I’d like to make a film that dramatically shows the development of mankind in two contrasting ways. The film starts in the time of Socrates, Plato and Aristotle, who can be seen as the founders of the philosophical tradition of the West, and shows their way of thinking and how it is put in practice. After Aristotle the film does not move on to the medieval European scholastic Christian philosophy and culture, but moves on to the Middle East, where philosophers continued in line with the Aristotelian tradition. Eventually the film will move back to Europe around the renaissance, when the new classical Greek texts were rediscovered in Europe thanks in part to the preservation of classical philosophy in the Middle East. Then the film will show the development of enlightenment philosophy, and will continue into the modern age and reach a climax at the chaotic, catastrophic, technological time that is the 20th and 21st century in the West. At the height of this climax, in the midst of the chaos of cellphones, advertisements, terrorist paranoia and hystericism, the film suddenly jumps back to the time of the ancient Greeks, but this time in the place now known as India, amidst the peace and tranquility of the Upanishads.

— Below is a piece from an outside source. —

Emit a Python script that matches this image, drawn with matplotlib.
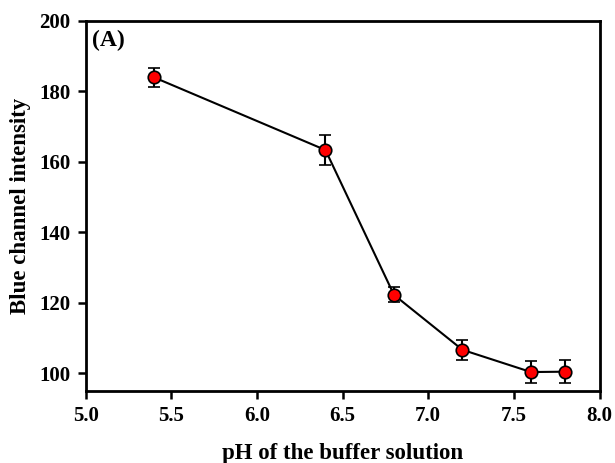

Here the film will show the philosophical tendencies, very similar to those of Socrates and Plato, which dominated the minds of those who wished to attain liberation, or Moksha, from the endless cycle of birth and rebirth and its sufferings (they developed the idea now known as spiritual enlightenment, or the idea that such a thing could be possible). The film will continue to show the further development of these philosophical attitudes, moving along to Gautama Buddha, then Nagarjuna, Bodhidharma, Zen master Rinzai until it arrives at the (in my opinion) purest form of Zen Buddhism uncontaminated by any superstition or unnecessary beliefs systems, opinions or practices whatsoever. The film will then show the carrying of this essence of "true" Zen through to the present time, if it can still be found in the present time, and thus show a remarkable contrast between on the one hand the life of those profound lovers of wisdom that are the true masters of Zen and the chaotic, delusional, self-obsessed madmen who sometimes call themselves and their way of thinking “philosophical” that are the star players in the circus of the world as it was shown in the first part of the film.
Thus I conceive that the film will show very poignantly the profound peace and freedom that is Zen (or meditation, contemplation, spirituality, or whatever you wish to call it) in comparison with the chaotic, confused, rational thinking mind, which has created the cold, chaotic and murderous and mechanical societies of today. I might soundtrack the images of the mechanical world created by thought with raw techno music in the style of Jeff Mills or Underground Resistance, a music which to me expresses very strongly the fundamental chaos, restlessness and coldness in the human "civilized" world that is in my opinion the result of the rational but confused thinking mind in the Western "philosophical" tradition.